Behr und sein Team haben deshalb eine Plattform entwickelt, über die es erstmals gelingt, nur diejenigen Daten zu übertragen, die für eine Berechnung tatsächlich nötig sind. Die Idee dahinter ist vergleichbar mit einer digitalen Weltkarte wie beispielsweise Google Earth. »Hinter Google Earth verbirgt sich eine umfangreiche Menge an Daten, mit denen sich jeder Ort genau anzeigen und beschreiben lässt. Wer aber beispielsweise ›Darmstadt‹ eingibt, erhält nur diejenigen Daten auf sein Endgerät, die auch wirklich für die Darstellung der Kacheln rund um Darmstadt nötig sind«, sagt Behr. Ähnlich verfährt auch das am Fraunhofer IGD entwickelte »instant3Dhub«: Die Plattform skaliert die Daten. »Auch bei sehr großen Datenmengen wird die Leistungsfähigkeit des Endgeräts damit nicht mehr beeinträchtigt. Die Intelligenz des Systems erlaubt es uns, Daten vollautomatisch analysieren und räumlich zerteilen zu lassen und nur diejenigen Elemente zu übertragen, die für eine bestimmte Darstellung notwendig sind«, betont Behr. Für die Visualisierung kann die Plattform dann klassische Internettechnologien nutzen. Selbst 25-Gigabyte-3D-Modelle, wie sie etwa im Flugzeugbau vorkommen, lassen sich auf diese Weise selbst auf einfachen Endgeräten flüssig visualisieren. Und auch wenn umfassende Anwendungen individuell sind und ein Vergleich deshalb problematisch ist – das Potenzial der Plattform für ganze Abteilungen ist beträchtlich.

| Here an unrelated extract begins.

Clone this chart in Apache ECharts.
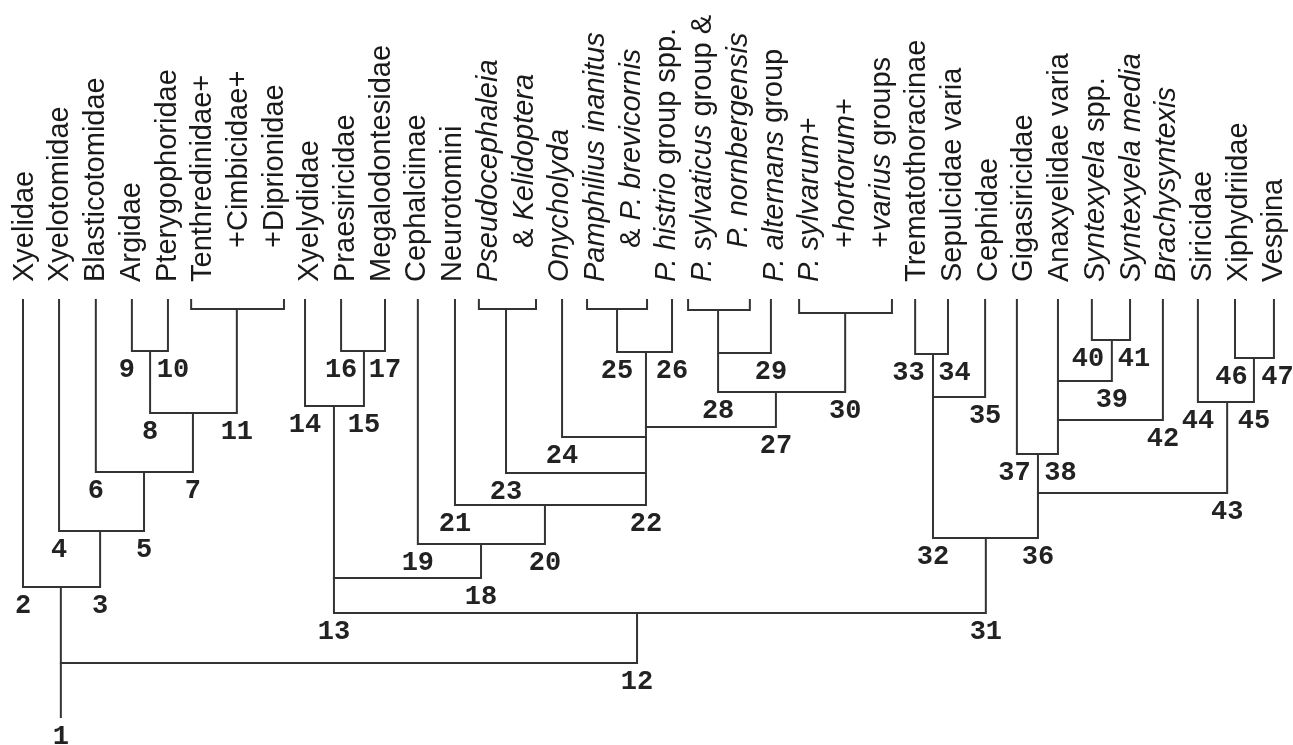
<!DOCTYPE html>
<html><head><meta charset="utf-8">
<script src="https://cdn.jsdelivr.net/npm/echarts@6/dist/echarts.min.js"></script>
<style>html,body{margin:0;padding:0;background:#fff}#chart{width:1293px;height:745px}</style>
</head><body><div id="chart"></div>
<script>
// ---- Leaf label columns (top, rotated) ----
const columnTexts = [
  'Xyelidae', 'Xyelotomidae', 'Blasticotomidae', 'Argidae', 'Pterygophoridae',
  'Tenthredinidae+', '+Cimbicidae+', '+Diprionidae',
  'Xyelydidae', 'Praesiricidae', 'Megalodontesidae', 'Cephalciinae', 'Neurotomini',
  '{i|Pseudocephaleia}', '& {i|Kelidoptera}', '{i|Onycholyda}',
  '{i|Pamphilius inanitus}', '& {i|P. brevicornis}', '{i|P. histrio} group spp.',
  '{i|P. sylvaticus} group &', '{i|P. nornbergensis}', '{i|P. alternans} group',
  '{i|P. sylvarum}+', '+{i|hortorum}+', '+{i|varius} groups',
  'Trematothoracinae', 'Sepulcidae varia', 'Cephidae', 'Gigasiricidae', 'Anaxyelidae varia',
  '{i|Syntexyela} spp.', '{i|Syntexyela media}', '{i|Brachysyntexis}', 'Siricidae', 'Xiphydriidae', 'Vespina'
];
const columnIndent = [0,0,0,0,0, 0,1,1, 0,0,0,0,0, 0,1,0, 0,1,0, 0,1,0, 0,1,1, 0,0,0,0,0, 0,0,0,0,0,0];

// ---- Terminal taxa: branch position (column units) and branch number ----
const termIds = ['Xyelidae','Xyelotomidae','Blasticotomidae','Argidae','Pterygophoridae','Tenthredinoidea',
  'Xyelydidae','Praesiricidae','Megalodontesidae','Cephalciinae','Neurotomini','Pseudocephaleia',
  'Onycholyda','Pamphilius','Phistrio','Psylvaticus','Palternans','Psylvarum',
  'Trematothoracinae','Sepulcidae','Cephidae','Gigasiricidae','Anaxyelidae','Syntexyela','Smedia',
  'Brachysyntexis','Siricidae','Xiphydriidae','Vespina'];
const termX = [0.00, 1.01, 2.04, 3.05, 4.06, 5.99,
  7.90, 8.91, 10.14, 11.06, 12.10, 13.53,
  15.10, 16.64, 18.18, 19.47, 20.95, 23.03,
  24.99, 25.91, 26.95, 27.84, 28.99, 29.94, 31.01,
  31.93, 32.91, 33.95, 35.04];
const termLabel = ['2','4','6','9','10','11',
  '14','16','17','19','21','23',
  '24','25','26','','29','30',
  '33','34','35','37','','40','41',
  '42','44','46','47'];

// ---- Bracketed multi-taxon terminals ----
const bracketIds = ['Tenthredinoidea','Pseudocephaleia','Pamphilius','Psylvaticus','Psylvarum'];
const bracketLeft = [4.71, 12.77, 15.80, 18.63, 21.74];
const bracketRight = [7.31, 14.37, 17.48, 20.36, 24.34];
const bracketDepth = [1.0, 1.0, 1.0, 1.1, 1.4];

// ---- Internal nodes ----
const nodeIds =   ['A','B','C','D','E','F','G','H','I','J','K','L','M','N','O','P','Q','R','S','T','U','V','W','X','Y','Z','AA','ROOT'];
const nodeLeft =  ['Argidae','A','Blasticotomidae','Xyelotomidae','Xyelidae','Praesiricidae','Xyelydidae','Pamphilius','Psylvaticus','I','H','Onycholyda','Pseudocephaleia','Neurotomini','Cephalciinae','G','Trematothoracinae','Q','Syntexyela','Anaxyelidae','T','Gigasiricidae','Xiphydriidae','Siricidae','V','R','P','E'];
const nodeRight = ['Pterygophoridae','Tenthredinoidea','B','C','D','Megalodontesidae','F','Phistrio','Palternans','Psylvarum','J','K','L','M','N','O','Sepulcidae','Cephidae','Smedia','S','Brachysyntexis','U','Vespina','W','X','Y','Z','AA'];
const nodeX =     [3.56, 4.76, 3.39, 2.16, 1.06, 9.55, 8.71, 17.45, 19.47, 21.09, 17.45, 17.45, 17.45, 14.62, 12.83, 8.71, 25.49, 25.49, 30.50, 28.99, 28.99, 28.43, 34.48, 33.73, 28.43, 26.97, 17.20, 1.06];
const nodeDepth = [5.2, 11.4, 17.3, 23.2, 28.8, 5.2, 10.7, 5.3, 5.4, 9.3, 12.8, 13.8, 17.4, 20.6, 24.5, 27.9, 5.5, 9.8, 4.1, 8.2, 12.1, 15.5, 5.9, 10.3, 19.4, 23.9, 31.4, 36.4];
const nodeLabel = ['8','7','5','3','','15','','','28','27','','','22','20','18','13','','32','39','','38','','45','43','36','31','12','1'];
const rootStemEnd = 41.9;

// ---- Build geometry in data units ----
const pos = {};
termIds.forEach((id, i) => {
  const b = bracketIds.indexOf(id);
  pos[id] = { x: termX[i], top: b >= 0 ? bracketDepth[b] : 0, label: termLabel[i] };
});
nodeIds.forEach((id, i) => { pos[id] = { x: nodeX[i], top: nodeDepth[i], label: nodeLabel[i] }; });

const polylines = [];
bracketIds.forEach((id, i) => {
  polylines.push([[bracketLeft[i], 0], [bracketLeft[i], bracketDepth[i]], [bracketRight[i], bracketDepth[i]], [bracketRight[i], 0]]);
});
const numberLabels = []; // [x, depth, text, side(-1 left / +1 right), pairedClose]
nodeIds.forEach((id, i) => {
  const l = pos[nodeLeft[i]], r = pos[nodeRight[i]], d = nodeDepth[i];
  polylines.push([[l.x, l.top], [l.x, d], [r.x, d], [r.x, r.top]]);
  const both = l.label && r.label;
  const gap = r.x - l.x;
  if (l.label) numberLabels.push([l.x, d, l.label, -1, both ? gap : 99]);
  if (r.label) numberLabels.push([r.x, d, r.label, 1, both ? gap : 99]);
});
const root = pos['ROOT'];
polylines.push([[root.x, root.top], [root.x, rootStemEnd]]);
numberLabels.push([root.x, rootStemEnd, root.label, 0, 99]);

const chart = echarts.init(document.getElementById('chart'), null, { renderer: 'canvas' });
const FONT = '"Liberation Sans", Arial, Helvetica, sans-serif';
chart.setOption({
  animation: false,
  backgroundColor: '#ffffff',
  grid: { left: 0, right: 0, top: 0, bottom: 0 },
  xAxis: { type: 'value', min: -23 / 35.7, max: (1293 - 23) / 35.7, show: false },
  yAxis: { type: 'value', inverse: true, min: -29.9, max: 44.6, show: false },
  series: [
    {
      type: 'custom', silent: true,
      data: polylines.map((p, i) => [i, 0]),
      renderItem: (params, api) => {
        const pts = polylines[params.dataIndex].map(p => api.coord(p));
        return { type: 'polyline', shape: { points: pts }, style: { stroke: '#333', lineWidth: 2, fill: null, lineJoin: 'miter' } };
      }
    },
    {
      type: 'custom', silent: true,
      data: columnTexts.map((t, i) => [i, 0]),
      renderItem: (params, api) => {
        const i = params.dataIndex;
        const p = api.coord([i + 0.05, 0]);
        return {
          type: 'text', x: p[0], y: p[1] - 17 - (columnIndent[i] ? 34 : 0), rotation: Math.PI / 2,
          style: {
            text: columnTexts[i], fontFamily: FONT, fontSize: 29, fill: '#1a1a1a',
            align: 'left', verticalAlign: 'middle',
            rich: { i: { fontStyle: 'italic', fontFamily: FONT, fontSize: 29, fill: '#1a1a1a' } }
          }
        };
      }
    },
    {
      type: 'custom', silent: true,
      data: numberLabels.map(n => [n[0], n[1]]),
      renderItem: (params, api) => {
        const n = numberLabels[params.dataIndex];
        const p = api.coord([n[0], n[1]]);
        const gapPx = n[4] * 35.7;
        const push = gapPx < 42 ? (42 - gapPx) / 2 + 2 : 0;
        return {
          type: 'text', x: p[0] + n[3] * push, y: p[1] + 19,
          style: { text: n[2], fontFamily: '"Liberation Mono", "Courier New", monospace', fontWeight: 'bold', fontSize: 27, fill: '#222', align: 'center', verticalAlign: 'middle' }
        };
      }
    }
  ]
});
</script>
</body></html>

Wo einst Anwendungen schon am Abend gestartet werden mussten, um alle nötigen Daten zu laden und zu berechnen, damit am nächsten Morgen die Arbeit weitergehen kann, reduziert sich nun der zeitliche Aufwand erheblich.
Fast wie Plug-and-play
Hinzu kommt ein weiterer entscheidender Vorteil für Anwender: Die Plattform wird genau wie in der eigenen Software-Umgebung auch in Cloud-Umgebungen eingesetzt und weiß mit unterschiedlichsten CAD-Formaten »umzugehen«. Unabhängig davon, welche (oftmals verschiedenartigen) Daten- und Repräsentationsformate im jeweiligen Unternehmen genutzt werden – das System »versteht« diese Formate. Informationen müssen also nicht (wie bislang oft üblich) umständlich umgearbeitet werden. Auch der oftmals obligatorische Einsatz teurer Spezialsoftware entfällt. Das System kann Daten verschiedensten Ursprungs fast wie bei einem »Plug-and-play-System« übernehmen, um sie dann in skalierter Form den Endgeräten zur Verfügung zu stellen.

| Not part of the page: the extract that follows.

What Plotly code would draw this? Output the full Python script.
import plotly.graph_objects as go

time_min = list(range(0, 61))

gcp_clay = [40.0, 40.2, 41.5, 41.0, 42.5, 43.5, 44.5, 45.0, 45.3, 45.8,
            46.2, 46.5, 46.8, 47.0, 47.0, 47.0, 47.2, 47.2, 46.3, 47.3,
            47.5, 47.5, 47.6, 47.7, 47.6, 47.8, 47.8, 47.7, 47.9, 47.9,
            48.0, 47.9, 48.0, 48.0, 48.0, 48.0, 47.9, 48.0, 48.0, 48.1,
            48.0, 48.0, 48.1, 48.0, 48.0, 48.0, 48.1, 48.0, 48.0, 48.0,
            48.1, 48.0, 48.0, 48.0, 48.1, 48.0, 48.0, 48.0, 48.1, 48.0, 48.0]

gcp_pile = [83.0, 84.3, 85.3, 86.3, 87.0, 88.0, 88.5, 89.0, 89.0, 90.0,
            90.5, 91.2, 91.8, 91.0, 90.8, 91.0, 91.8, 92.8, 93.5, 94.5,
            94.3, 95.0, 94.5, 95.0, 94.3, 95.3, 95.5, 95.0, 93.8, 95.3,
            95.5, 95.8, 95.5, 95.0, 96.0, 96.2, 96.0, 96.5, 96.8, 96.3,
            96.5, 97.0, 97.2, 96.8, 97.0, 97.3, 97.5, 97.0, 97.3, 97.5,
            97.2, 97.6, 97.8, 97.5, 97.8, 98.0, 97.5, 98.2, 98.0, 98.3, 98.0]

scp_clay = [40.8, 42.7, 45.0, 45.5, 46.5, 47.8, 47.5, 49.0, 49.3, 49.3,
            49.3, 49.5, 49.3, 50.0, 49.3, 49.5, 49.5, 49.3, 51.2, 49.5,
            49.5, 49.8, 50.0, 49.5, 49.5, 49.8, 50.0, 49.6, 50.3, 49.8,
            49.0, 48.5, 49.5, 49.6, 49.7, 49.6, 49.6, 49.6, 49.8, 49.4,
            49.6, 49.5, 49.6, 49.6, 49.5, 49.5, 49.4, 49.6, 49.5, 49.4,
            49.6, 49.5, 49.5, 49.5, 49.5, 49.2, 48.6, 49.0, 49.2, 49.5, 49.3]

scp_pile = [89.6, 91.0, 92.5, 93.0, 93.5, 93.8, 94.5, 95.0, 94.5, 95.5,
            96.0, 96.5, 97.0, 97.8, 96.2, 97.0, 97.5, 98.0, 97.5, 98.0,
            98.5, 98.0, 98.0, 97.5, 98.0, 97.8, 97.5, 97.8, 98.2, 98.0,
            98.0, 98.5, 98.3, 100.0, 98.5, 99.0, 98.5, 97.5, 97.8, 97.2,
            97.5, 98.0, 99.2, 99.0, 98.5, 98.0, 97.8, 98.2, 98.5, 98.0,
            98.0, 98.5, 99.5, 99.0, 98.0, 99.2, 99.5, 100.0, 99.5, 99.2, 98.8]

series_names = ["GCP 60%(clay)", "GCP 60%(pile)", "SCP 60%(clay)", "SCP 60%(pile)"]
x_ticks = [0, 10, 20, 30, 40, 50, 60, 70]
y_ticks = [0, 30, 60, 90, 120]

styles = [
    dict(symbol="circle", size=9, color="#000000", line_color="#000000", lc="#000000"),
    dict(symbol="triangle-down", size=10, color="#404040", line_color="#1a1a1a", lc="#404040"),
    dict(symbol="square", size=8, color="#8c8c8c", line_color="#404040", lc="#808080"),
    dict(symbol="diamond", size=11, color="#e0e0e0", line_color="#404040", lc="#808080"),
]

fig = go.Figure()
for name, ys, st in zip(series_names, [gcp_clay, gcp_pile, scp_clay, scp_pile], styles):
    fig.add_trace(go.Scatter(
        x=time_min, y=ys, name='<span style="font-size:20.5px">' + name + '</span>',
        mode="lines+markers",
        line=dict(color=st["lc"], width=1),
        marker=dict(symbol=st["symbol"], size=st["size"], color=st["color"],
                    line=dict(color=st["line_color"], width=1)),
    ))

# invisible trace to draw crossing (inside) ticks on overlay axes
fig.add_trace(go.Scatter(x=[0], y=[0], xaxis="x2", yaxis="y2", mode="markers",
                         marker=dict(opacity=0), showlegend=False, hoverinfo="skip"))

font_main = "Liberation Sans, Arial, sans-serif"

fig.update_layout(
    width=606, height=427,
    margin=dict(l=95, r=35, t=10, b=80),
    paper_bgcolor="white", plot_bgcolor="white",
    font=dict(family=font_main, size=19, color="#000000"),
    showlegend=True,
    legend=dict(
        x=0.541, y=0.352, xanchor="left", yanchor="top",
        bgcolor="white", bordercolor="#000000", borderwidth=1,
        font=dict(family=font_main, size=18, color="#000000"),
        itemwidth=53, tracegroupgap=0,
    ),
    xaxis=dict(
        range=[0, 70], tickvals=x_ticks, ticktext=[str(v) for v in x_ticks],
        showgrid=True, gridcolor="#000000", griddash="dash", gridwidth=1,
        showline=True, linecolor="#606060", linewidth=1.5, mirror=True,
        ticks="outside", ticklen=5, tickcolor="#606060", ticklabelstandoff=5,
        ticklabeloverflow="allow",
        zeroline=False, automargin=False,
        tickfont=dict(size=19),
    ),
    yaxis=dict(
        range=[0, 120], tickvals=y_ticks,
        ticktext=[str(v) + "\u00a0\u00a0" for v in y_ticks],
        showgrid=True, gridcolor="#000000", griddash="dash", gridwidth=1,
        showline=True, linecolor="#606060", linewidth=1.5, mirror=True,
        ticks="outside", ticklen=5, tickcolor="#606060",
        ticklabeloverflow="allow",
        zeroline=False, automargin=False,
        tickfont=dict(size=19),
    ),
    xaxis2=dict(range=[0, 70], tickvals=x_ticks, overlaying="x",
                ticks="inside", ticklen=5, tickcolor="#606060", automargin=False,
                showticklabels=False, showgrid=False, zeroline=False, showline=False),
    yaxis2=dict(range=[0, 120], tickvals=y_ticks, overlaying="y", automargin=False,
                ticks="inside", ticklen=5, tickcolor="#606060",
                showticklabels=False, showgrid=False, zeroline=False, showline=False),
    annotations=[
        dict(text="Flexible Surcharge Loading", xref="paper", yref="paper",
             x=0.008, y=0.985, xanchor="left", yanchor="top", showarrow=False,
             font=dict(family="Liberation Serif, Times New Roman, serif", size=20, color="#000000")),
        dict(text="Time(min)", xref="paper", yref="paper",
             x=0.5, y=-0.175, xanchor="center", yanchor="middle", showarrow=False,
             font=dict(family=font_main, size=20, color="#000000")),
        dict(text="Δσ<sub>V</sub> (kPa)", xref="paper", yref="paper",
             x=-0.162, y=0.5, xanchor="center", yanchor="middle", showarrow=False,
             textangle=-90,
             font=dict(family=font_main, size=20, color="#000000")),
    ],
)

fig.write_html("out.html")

Die ausgereifte Technik von instant3Dhub lässt erahnen, welche Möglichkeiten sich für die Industrie ergeben beziehungsweise noch ergeben können, wenn sich CAD-Daten unterschiedlichster Formate aufnehmen und skalieren lassen. Trotzdem dürfte die Methodik mit dem Grundgedanken, den Fokus auf AR-Endgeräte zu richten, noch kein Ende gefunden haben. Die Forscher am Fraunhofer IGD arbeiten derzeit beispielsweise an Möglichkeiten, um ein »Printing as a Service« zu entwickeln. Sie möchten damit industrielle 3D-Drucker ansteuern, denen ebenso wie Tablets oder Datenbrillen nur diejenigen Informationen zur Verfügung stehen, die diese auch wirklich für den jeweiligen Druck benötigen.

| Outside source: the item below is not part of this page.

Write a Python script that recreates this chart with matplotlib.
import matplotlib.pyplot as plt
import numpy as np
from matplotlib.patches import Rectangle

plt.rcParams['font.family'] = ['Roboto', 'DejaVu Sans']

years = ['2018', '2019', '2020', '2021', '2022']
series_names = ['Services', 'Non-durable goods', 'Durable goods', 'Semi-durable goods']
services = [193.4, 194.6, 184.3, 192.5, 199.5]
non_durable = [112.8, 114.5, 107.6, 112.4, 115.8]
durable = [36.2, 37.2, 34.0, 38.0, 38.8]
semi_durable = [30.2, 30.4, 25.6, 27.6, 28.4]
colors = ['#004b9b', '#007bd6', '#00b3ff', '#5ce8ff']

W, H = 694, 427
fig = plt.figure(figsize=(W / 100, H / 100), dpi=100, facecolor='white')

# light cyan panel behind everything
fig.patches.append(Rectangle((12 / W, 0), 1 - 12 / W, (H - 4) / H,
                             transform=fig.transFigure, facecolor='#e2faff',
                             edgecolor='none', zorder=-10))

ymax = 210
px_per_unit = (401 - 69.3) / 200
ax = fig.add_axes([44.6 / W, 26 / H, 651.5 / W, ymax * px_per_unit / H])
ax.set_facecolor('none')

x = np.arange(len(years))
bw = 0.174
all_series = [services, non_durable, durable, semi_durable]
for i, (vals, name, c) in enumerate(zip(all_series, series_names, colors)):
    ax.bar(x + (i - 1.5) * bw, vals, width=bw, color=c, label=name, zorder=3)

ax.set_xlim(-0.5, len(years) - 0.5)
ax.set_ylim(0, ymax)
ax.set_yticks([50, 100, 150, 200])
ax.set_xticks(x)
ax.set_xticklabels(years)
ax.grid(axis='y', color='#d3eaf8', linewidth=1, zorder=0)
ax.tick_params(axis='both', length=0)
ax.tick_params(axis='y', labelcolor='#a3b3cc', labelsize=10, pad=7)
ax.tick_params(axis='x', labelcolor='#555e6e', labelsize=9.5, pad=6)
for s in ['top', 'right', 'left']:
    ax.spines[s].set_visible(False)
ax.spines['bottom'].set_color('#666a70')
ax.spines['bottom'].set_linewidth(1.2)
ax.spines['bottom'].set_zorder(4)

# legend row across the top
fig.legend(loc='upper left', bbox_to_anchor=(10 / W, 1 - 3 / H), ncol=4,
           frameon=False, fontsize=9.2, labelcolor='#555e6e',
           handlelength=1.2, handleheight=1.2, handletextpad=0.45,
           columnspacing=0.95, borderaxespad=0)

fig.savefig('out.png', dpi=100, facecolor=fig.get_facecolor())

Ähnlich wie VisionLib wird auch instant3Dhub als Basisanwendung an Anwender lizenziert. Über ein Dutzend Kunden beispielsweise aus der Automobilindustrie, der Luftfahrtindustrie, dem Anlagen- oder auch Gebäudebau nutzen die Plattform bereits. »Instant3Dhub« ist Teil der Fraunhofer-IGD-eigenen Plattformstrategie »Visual Computing as a Service«. Ziel ist es, Erfahrungen und Forschungen zu sehr umfangreichen Systemen zu nutzen, um überschaubare Plattformeinheiten zu entwickeln, die als Service zur Verfügung gestellt werden können.